§ **Data provided**:
:::::
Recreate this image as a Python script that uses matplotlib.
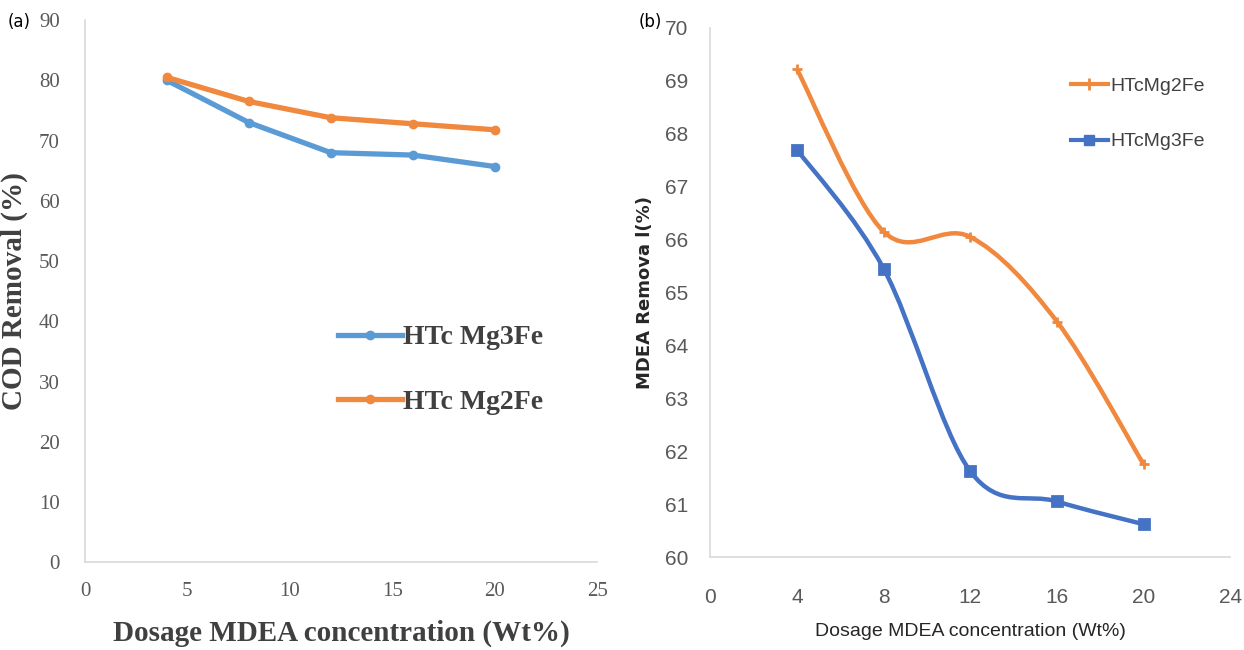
import numpy as np
import matplotlib
matplotlib.use("Agg")
import matplotlib.pyplot as plt
from matplotlib.path import Path
from matplotlib.patches import PathPatch
from matplotlib.lines import Line2D

# Panel (a): COD removal
dose_a = [4, 8, 12, 16, 20]
cod_mg3fe = [80.0, 73.0, 68.0, 67.6, 65.7]
cod_mg2fe = [80.5, 76.5, 73.8, 72.8, 71.8]

# Panel (b): MDEA removal
dose_b = [4, 8, 12, 16, 20]
mdea_mg2fe = [69.22, 66.15, 66.05, 64.45, 61.75]
mdea_mg3fe = [67.7, 65.45, 61.62, 61.05, 60.62]

BLUE_A = "#5B9BD5"
ORANGE = "#F0883E"
BLUE_B = "#4472C4"
GRID = "#D9D9D9"
TICK = "#595959"

SERIF = ["Liberation Serif", "DejaVu Serif"]
NARROW = ["Liberation Sans", "DejaVu Sans"]


def smooth_path(x, y):
    """Courbe lissée façon Excel (Bezier Catmull-Rom) passant par les points."""
    x = np.asarray(x, float)
    y = np.asarray(y, float)
    n = len(x)
    verts = [(x[0], y[0])]
    codes = [Path.MOVETO]
    for i in range(n - 1):
        p0 = np.array([x[max(i - 1, 0)], y[max(i - 1, 0)]])
        p1 = np.array([x[i], y[i]])
        p2 = np.array([x[i + 1], y[i + 1]])
        p3 = np.array([x[min(i + 2, n - 1)], y[min(i + 2, n - 1)]])
        c1 = p1 + (p2 - p0) / 6.0
        c2 = p2 - (p3 - p1) / 6.0
        verts += [tuple(c1), tuple(c2), tuple(p2)]
        codes += [Path.CURVE4] * 3
    return Path(verts, codes)


def style_axes(ax):
    for side in ("top", "right"):
        ax.spines[side].set_visible(False)
    for side in ("left", "bottom"):
        ax.spines[side].set_color(GRID)
        ax.spines[side].set_linewidth(1.2)
    ax.tick_params(length=0)


fig = plt.figure(figsize=(12.44, 6.5), dpi=100)

# ---- (a) ----
ax1 = fig.add_axes([0.0683, 0.135, 0.4117, 0.834])
style_axes(ax1)
ax1.plot(dose_a, cod_mg3fe, color=BLUE_A, lw=3.8, marker="o", ms=6,
         label="HTc Mg3Fe")
ax1.plot(dose_a, cod_mg2fe, color=ORANGE, lw=3.8, marker="o", ms=6,
         label="HTc Mg2Fe")
ax1.set_xlim(0, 25)
ax1.set_ylim(0, 90)
ax1.set_xticks(range(0, 26, 5))
ax1.set_yticks(range(0, 91, 10))
for lab in ax1.get_xticklabels() + ax1.get_yticklabels():
    lab.set_family(SERIF)
    lab.set_fontsize(15)
    lab.set_color(TICK)
ax1.tick_params(axis="x", pad=14)
ax1.tick_params(axis="y", pad=18)
ax1.set_xlabel("Dosage MDEA concentration (Wt%)", family=SERIF,
               fontsize=21, fontweight="bold", color="#404040", labelpad=14)
ax1.set_ylabel("COD Removal (%)", family=SERIF, fontsize=21,
               fontweight="bold", color="#404040", labelpad=8)
leg1 = ax1.legend(loc="center left", bbox_to_anchor=(0.445, 0.355),
                  frameon=False, handlelength=2.3, labelspacing=1.4,
                  prop={"family": SERIF, "size": 20, "weight": "bold"},
                  handletextpad=0.05)
for t in leg1.get_texts():
    t.set_color("#404040")
fig.text(0.006, 0.966, "(a)", fontsize=12, va="center")

# ---- (b) ----
ax2 = fig.add_axes([0.571, 0.143, 0.418, 0.814])
style_axes(ax2)
for xs, ys, col, mk, ms, lab in [
    (dose_b, mdea_mg2fe, ORANGE, "+", 7, "HTcMg2Fe"),
    (dose_b, mdea_mg3fe, BLUE_B, "s", 7, "HTcMg3Fe"),
]:
    ax2.add_patch(PathPatch(smooth_path(xs, ys), facecolor="none",
                            edgecolor=col, lw=3.2))
    ax2.plot(xs, ys, ls="none", marker=mk, ms=ms, color=col, mew=2)
handles = [
    Line2D([], [], color=ORANGE, lw=3, marker="+", ms=8, mew=2),
    Line2D([], [], color=BLUE_B, lw=3, marker="s", ms=7),
]
ax2.set_xlim(0, 24)
ax2.set_ylim(60, 70)
ax2.set_xticks(range(0, 25, 4))
ax2.set_yticks(range(60, 71, 1))
for lab in ax2.get_xticklabels() + ax2.get_yticklabels():
    lab.set_family(NARROW)
    lab.set_fontsize(15)
    lab.set_color(TICK)
ax2.tick_params(axis="x", pad=22)
ax2.tick_params(axis="y", pad=16)
ax2.set_xlabel("Dosage MDEA concentration (Wt%)", family=NARROW,
               fontsize=14, color="#262626", labelpad=12)
ax2.set_ylabel("MDEA Remova l(%)", fontsize=13, fontweight="bold",
               color="#262626", labelpad=8)
leg2 = ax2.legend(handles, ["HTcMg2Fe", "HTcMg3Fe"], loc="upper left",
                  bbox_to_anchor=(0.66, 0.94), frameon=False,
                  handlelength=1.9, labelspacing=1.95, handletextpad=0.1,
                  prop={"family": NARROW, "size": 14})
for t in leg2.get_texts():
    t.set_color("#404040")
fig.text(0.513, 0.966, "(b)", fontsize=12, va="center")

fig.savefig("out.png", dpi=100, facecolor="white")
:::::
§ **The problem**: Show, from the material above, each line that includes the string "matplotlib".

§ **Solution**:
Recreate this image as a Python script that uses matplotlib.
import matplotlib
matplotlib.use("Agg")
import matplotlib.pyplot as plt
from matplotlib.path import Path
from matplotlib.patches import PathPatch
from matplotlib.lines import Line2D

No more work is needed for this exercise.